The only GM in team history has seen more of what he was looking for of late: Nashville came back to beat the Blues that night and has now rolled off three straight wins while picking up points in six consecutive games (4-0-2).
Poile was expecting something like that in the season's opening month.
The 66-year-old dramatically reshaped the franchise last off-season, sending long-time captain Shea Weber to Montreal for P.K. Subban, his more excitable counterpart on the back-end. The addition of Subban along with continued progression from emerging talents like 22-year-old Filip Forsberg and 24-year-old Ryan Johansen, was supposed to catapult the Predators into the Western Conference elite.
Only it didn't happen in October.
The Preds started the year with losses in six of their first eight games (2-5-1), failing to score back-to-back victories until just last week. Poile didn't think the group was meshing very well on the ice and perhaps off it as well. He believed a new leadership dynamic was still being established following the exit of not only Weber, the team's captain since 2010, but fellow veteran leaders Paul Gaustad, Barret Jackman and Eric Nystrom.
Subban, too, is still finding his place in Music City. It's been a nice start for the 27-year-old, if not a home run just yet.
"I think he's been very good," Poile said. "I also think on the leadership role, he's just fitting into his new team. But I certainly expect that as time goes on his impact on the team, both on the ice and off the ice, will be even greater."
On pace for 18 goals and 47 points while averaging almost 25 minutes per-game, the Toronto area native has been fairly solid on the puck possession side (about 49 per cent) and the Preds have outchanced their opponents reliably when he's been on the ice. He's an entirely different type of defenceman than Weber though (more prone to making things happen) and the club has had to adjust their construction with him in the mix.
Poile wondered if the shuffling was partly to blame for the sluggish start.
The Preds have also mixed things around up front, still trying to find a reliable mix with their top scorers mostly scuffling.
Forsberg, who had a career-high 33 goals and 64 points last year, didn't score his first goal of the season until Saturday night (though he does have 10 assists) and Johansen, Nashville's return in the Seth Jones trade, has just one goal all season and only seven points. James Neal, a 31-goal-scorer last year, has surged recently (goals in four straight) after scoring only once in the first 10 games.

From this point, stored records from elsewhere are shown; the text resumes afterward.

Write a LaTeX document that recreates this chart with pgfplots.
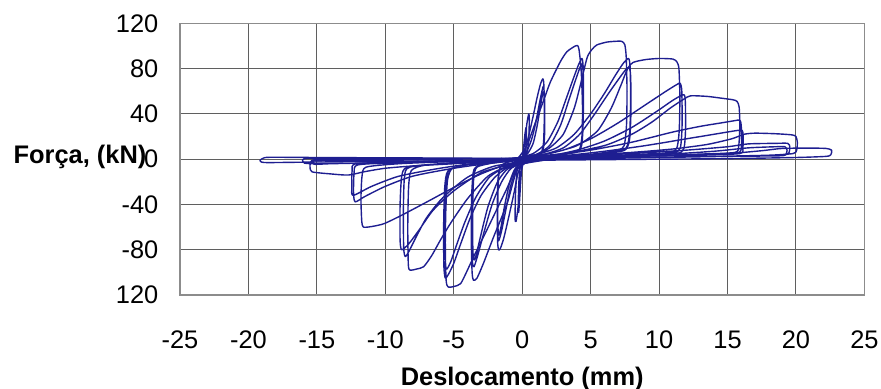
\documentclass[border=0pt]{standalone}
\usepackage{pgfplots}
\pgfplotsset{compat=1.18}
\usepackage{fontspec}
\setmainfont{Liberation Sans}
\definecolor{loopblue}{RGB}{30,30,145}
\definecolor{gridc}{RGB}{95,95,95}
\begin{document}
\begin{tikzpicture}
\useasboundingbox (-90pt,-47pt) rectangle (350.5pt,147.5pt);
\begin{axis}[
 at={(0,0)}, anchor=south west,
 scale only axis, width=342.2pt, height=135.8pt,
 xmin=-25, xmax=25, ymin=-120, ymax=120,
 xtick={-25,-20,...,25}, xticklabels={-25,-20,-15,-10,-5,0,5,10,15,20,25},
 ytick={-120,-80,...,120}, yticklabels={120,-80,-40,0,40,80,120},
 major tick length=0pt,
 grid=major, major grid style={gridc, line width=0.5pt},
 axis line style={black!45, line width=0.6pt},
 tick label style={font=\fontsize{12.7}{15}\selectfont},
 xticklabel style={yshift=-14.5pt},
 yticklabel style={xshift=-7.3pt},
 xlabel={Deslocamento (mm)}, ylabel={Força, (kN)},
 label style={font=\bfseries\fontsize{12.7}{15}\selectfont},
 xlabel style={at={(axis description cs:0.5,0)}, anchor=center, yshift=-42pt},
 ylabel style={rotate=-90, at={(axis description cs:0,0.5)}, anchor=east, xshift=-13.3pt, yshift=1.25pt},
 hyst/.style={color=loopblue, line width=0.7pt, line join=round, solid, no markers, smooth, tension=0.4},
]
% group 0 (tiny cycles)
\addplot[hyst] coordinates {(0,0) (0.1,10) (0.2,22) (0.28,28) (0.31,24) (0.27,10) (0.15,3) (0,-4) (-0.1,-18) (-0.2,-38) (-0.26,-47) (-0.29,-42) (-0.25,-22) (-0.15,-6) (0,0)
(0.15,12) (0.35,32) (0.48,40) (0.52,35) (0.47,15) (0.3,4) (0.1,-2) (-0.1,-14) (-0.3,-42) (-0.45,-55) (-0.52,-52) (-0.48,-28) (-0.35,-8) (-0.1,-1) (0,0)};
% group A
\addplot[hyst] coordinates {(0,0) (0.2,8) (0.5,22) (0.8,38) (1.1,55) (1.35,67) (1.51,71) (1.58,66) (1.62,40) (1.56,15) (1.4,6) (1.0,3) (0.5,1) (0.1,-2) (-0.3,-12) (-0.6,-30) (-1.0,-52) (-1.35,-70) (-1.6,-79) (-1.73,-80) (-1.8,-72) (-1.82,-45) (-1.77,-18) (-1.6,-7) (-1.2,-3) (-0.6,-1) (-0.2,1)
(0.3,6) (0.7,18) (1.0,33) (1.3,52) (1.5,63) (1.56,64) (1.63,55) (1.64,25) (1.52,8) (1.1,3) (0.5,1) (0,-2) (-0.4,-8) (-0.8,-22) (-1.2,-45) (-1.5,-63) (-1.72,-72) (-1.8,-62) (-1.8,-30) (-1.7,-10) (-1.3,-4) (-0.6,-1) (0,1)
(0.4,5) (0.8,14) (1.1,30) (1.35,48) (1.5,58) (1.58,59) (1.64,48) (1.63,20) (1.5,7) (1.0,2) (0.2,-2) (-0.5,-8) (-0.9,-20) (-1.3,-42) (-1.55,-60) (-1.7,-67) (-1.78,-58) (-1.77,-28) (-1.65,-9) (-1.2,-3) (-0.3,1)};
% group B
\addplot[hyst] coordinates {(-0.3,1) (0.34,12) (1.07,36) (1.6,53) (2.05,68) (2.78,86) (3.27,95) (3.87,100) (4.04,100.5) (4.15,97) (4.3,80) (4.4,50) (4.38,22) (4.2,9) (3.8,6) (3,4) (2,2) (1,0.5) (0.3,-3) (-0.4,-10) (-1.1,-39) (-2.1,-69) (-2.83,-92) (-3.3,-105) (-3.56,-107) (-3.66,-100) (-3.72,-70) (-3.7,-35) (-3.58,-12) (-3.3,-6) (-2.2,-3) (-1,-1) (-0.4,1)
(0.8,5) (1.8,15) (2.6,33) (3.2,53) (3.7,70) (4.1,83) (4.36,89) (4.45,82) (4.48,55) (4.42,22) (4.2,9) (3.4,5) (2,2) (0.8,0) (0.2,-3) (-0.8,-8) (-1.5,-20) (-2.2,-40) (-2.8,-65) (-3.25,-85) (-3.52,-95) (-3.64,-90) (-3.68,-60) (-3.62,-25) (-3.4,-8) (-2.5,-4) (-1.2,-2) (-0.2,1)
(1,4) (2,12) (2.8,30) (3.4,52) (3.9,70) (4.25,82) (4.38,84) (4.46,75) (4.47,45) (4.38,15) (4.1,7) (3,4) (1.5,1) (0.4,-3) (-1,-8) (-1.8,-20) (-2.5,-42) (-3,-66) (-3.35,-84) (-3.5,-89) (-3.6,-82) (-3.62,-50) (-3.55,-18) (-3.3,-7) (-2,-3) (-0.5,1)};
% group C
\addplot[hyst] coordinates {(-0.5,1) (1,4) (2,10) (3,22) (3.8,45) (4.3,68) (4.75,90) (5.1,97) (5.46,101) (6.2,103.5) (7.0,104.3) (7.3,104) (7.5,101) (7.6,90) (7.66,60) (7.62,30) (7.45,12) (7.0,8) (5.5,5) (3.5,3) (1.5,1) (0.3,-3) (-0.5,-10) (-1.2,-28) (-2,-48) (-2.8,-68) (-3.5,-85) (-4,-98) (-4.5,-110) (-5,-112.5) (-5.39,-113) (-5.55,-108) (-5.62,-80) (-5.58,-45) (-5.45,-18) (-5.1,-8) (-4,-5) (-2.5,-3) (-1,-1) (-0.3,1)
(1,4) (2.5,10) (3.8,22) (5,40) (6,58) (6.8,74) (7.4,85) (7.77,89) (7.88,82) (7.92,55) (7.86,25) (7.6,10) (6.5,6) (4.5,4) (2,1.5) (0.4,-3) (-1,-7) (-2,-16) (-3,-32) (-3.8,-52) (-4.5,-75) (-5,-92) (-5.4,-102) (-5.62,-105) (-5.72,-95) (-5.74,-60) (-5.66,-25) (-5.4,-10) (-4,-5) (-2,-3) (-0.4,1)
(1.5,4) (3,10) (4.2,22) (5.3,40) (6.3,58) (7,70) (7.55,79) (7.8,81) (7.92,74) (7.95,45) (7.85,18) (7.5,8) (6,5) (3.5,3) (1,0) (0.2,-3) (-1.2,-7) (-2.4,-16) (-3.4,-34) (-4.2,-56) (-4.8,-76) (-5.2,-90) (-5.5,-97) (-5.6,-92) (-5.62,-58) (-5.55,-22) (-5.3,-9) (-3.5,-4) (-1.5,-2) (0,1)};
% group D
\addplot[hyst] coordinates {(0,1) (2,5) (4,12) (5.5,25) (6.5,45) (7.2,65) (7.7,80) (8.1,85.5) (9,88) (10,89) (11,88.5) (11.3,86) (11.45,80) (11.52,55) (11.47,25) (11.3,10) (10.8,6) (9,4.5) (6,3) (3,1.5) (0.5,-3) (-1,-6) (-2.5,-15) (-4,-35) (-5.2,-56) (-6,-72) (-6.6,-85) (-7.2,-95) (-7.7,-97) (-8.2,-98) (-8.32,-93) (-8.36,-60) (-8.3,-25) (-8.1,-10) (-7,-5) (-4,-3) (-1,-1) (-0.2,1)
(1,3) (3,8) (5,18) (7,32) (9,48) (10.5,60) (11.3,66) (11.55,67) (11.66,60) (11.68,30) (11.55,10) (11,6) (8,4) (4,2) (0.3,-2) (-1,-5) (-3,-12) (-5,-28) (-6.5,-45) (-7.5,-62) (-8.3,-75) (-8.8,-80) (-8.92,-72) (-8.92,-40) (-8.8,-15) (-8.4,-7) (-6,-4) (-3,-2) (-0.4,1)
(2,3) (4,8) (6,16) (8,28) (9.8,42) (11,52) (11.8,57) (11.92,50) (11.93,25) (11.8,9) (11.2,5) (8,3.5) (4,2) (0.6,-2) (-2,-6) (-4,-16) (-5.8,-34) (-7,-52) (-7.8,-70) (-8.3,-82) (-8.55,-86) (-8.66,-78) (-8.68,-45) (-8.6,-16) (-8.2,-7) (-5,-3) (-0.6,1)};
% group E
\addplot[hyst] coordinates {(-0.6,1) (3,5) (6,12) (8,22) (9.5,33) (10.8,45) (11.8,53) (12.3,56) (13.5,55.5) (14.5,54) (15.4,52.5) (15.7,51) (15.85,46) (15.9,30) (15.82,12) (15.55,6) (13,4.5) (9,3) (5,2) (0.4,-2) (-1,-4) (-3,-13) (-5,-25) (-7,-38) (-8.8,-49.5) (-10.1,-57) (-11,-59.5) (-11.6,-60) (-11.72,-55) (-11.78,-35) (-11.7,-15) (-11.4,-7) (-9,-4) (-5,-2) (0,0)
(2,3) (5,8) (8,15) (11,24) (13,29) (14.5,32) (15.5,34) (15.9,34.5) (16.0,30) (16.02,15) (15.85,6) (14,4) (10,3) (5,1.5) (0.2,-1) (-2,-3) (-5,-8) (-8,-15) (-10,-24) (-11.5,-33) (-12.2,-37.7) (-12.32,-30) (-12.28,-12) (-12,-5) (-9,-3) (-4,-1) (0,0)
(3,3) (6,7) (9,12) (12,18) (14,22) (15.5,25) (16.06,25.6) (16.14,21) (16.12,10) (15.9,5) (13,3.5) (8,2.5) (4,1) (0,-1) (-3,-3) (-6,-8) (-9,-15) (-11,-24) (-12.35,-32) (-12.45,-25) (-12.42,-10) (-12.1,-4) (-8,-2) (0,0)};
% group F
\addplot[hyst] coordinates {(0,0) (4,3) (8,6) (11,9) (13.5,13) (15.3,18) (16.2,22) (17,23) (18.5,22.5) (19.7,21.5) (20.0,20) (20.1,15) (20.05,8) (19.8,5) (18,3.5) (14,2.5) (10,1.8) (5,1) (0,-1) (-2,-2) (-5,-4) (-8,-6) (-10,-8) (-11.5,-11) (-12.7,-14) (-14,-13) (-15.35,-11.2) (-15.5,-7) (-15.45,-3) (-15,-1.5) (-10,-1) (-5,0) (0,1)
(4,2.5) (8,5) (12,8) (15,11) (16.5,13.5) (18.5,14) (19.4,14) (19.55,11) (19.5,6) (19.2,4) (17,3) (12,2) (6,1) (0,-0.5) (-4,-1.5) (-8,-2.5) (-12,-3.5) (-15,-4) (-15.9,-3.5) (-16.05,-1) (-15.9,0.6) (-15.5,0.8) (-12,0.7) (-8,0.5) (-4,0.5) (0,0.5)
(5,2) (10,4) (14,7) (16.5,10) (18.5,11) (19.2,11) (19.35,8) (19.25,4) (18.8,3) (15,2.5) (10,1.5) (5,0.5) (0,-0.5) (-5,-2) (-10,-3) (-14,-4) (-15.2,-4.5) (-15.35,-2) (-15,-0.5) (-10,0) (-5,0.5) (0,0.5)};
% group G
\addplot[hyst] coordinates {(0,0.5) (5,1.5) (10,3) (15,5) (17.5,7.5) (19,9.5) (21,9.8) (22.2,9.5) (22.6,8) (22.55,4) (22.2,2.5) (20,1.5) (15,0.5) (10,0) (5,-0.5) (0,-1) (-5,-1.5) (-10,-2) (-15,-2.5) (-18.5,-3) (-19.05,-2.5) (-19.15,-0.9) (-18.9,1) (-18.4,1.7) (-15,1.5) (-10,1.2) (-5,1) (0,0.5)};
\end{axis}
\end{tikzpicture}
\end{document}
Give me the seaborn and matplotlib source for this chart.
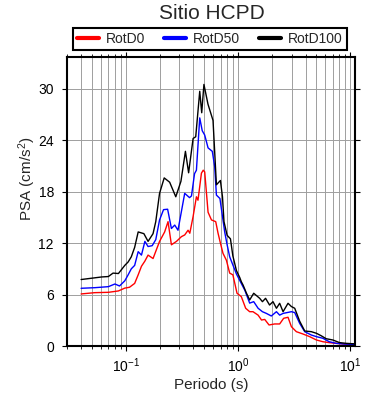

"We can't play at a playoff-rate without our big offensive players producing at a significant rate," Poile said.
Nashville has to be most encouraged by the early play of Pekka Rinne, the Finn starring with a .930 save percentage after a below-average campaign last year. The club's power play is also hovering near the top of the league and once droopy puck possession numbers are trending upward.
It took some time, but the Preds seem to be finding their way.
"You make changes in the off-season (and) everybody has certain levels of expectations, but nobody really knows (how it will turn out) until you drop the puck and you start playing the games," Poile said. "For sure, to me we've been inconsistent and on an individual basis I think there's individuals that can produce more than they've produced to this point.
"Hopefully that'll happen sooner than later."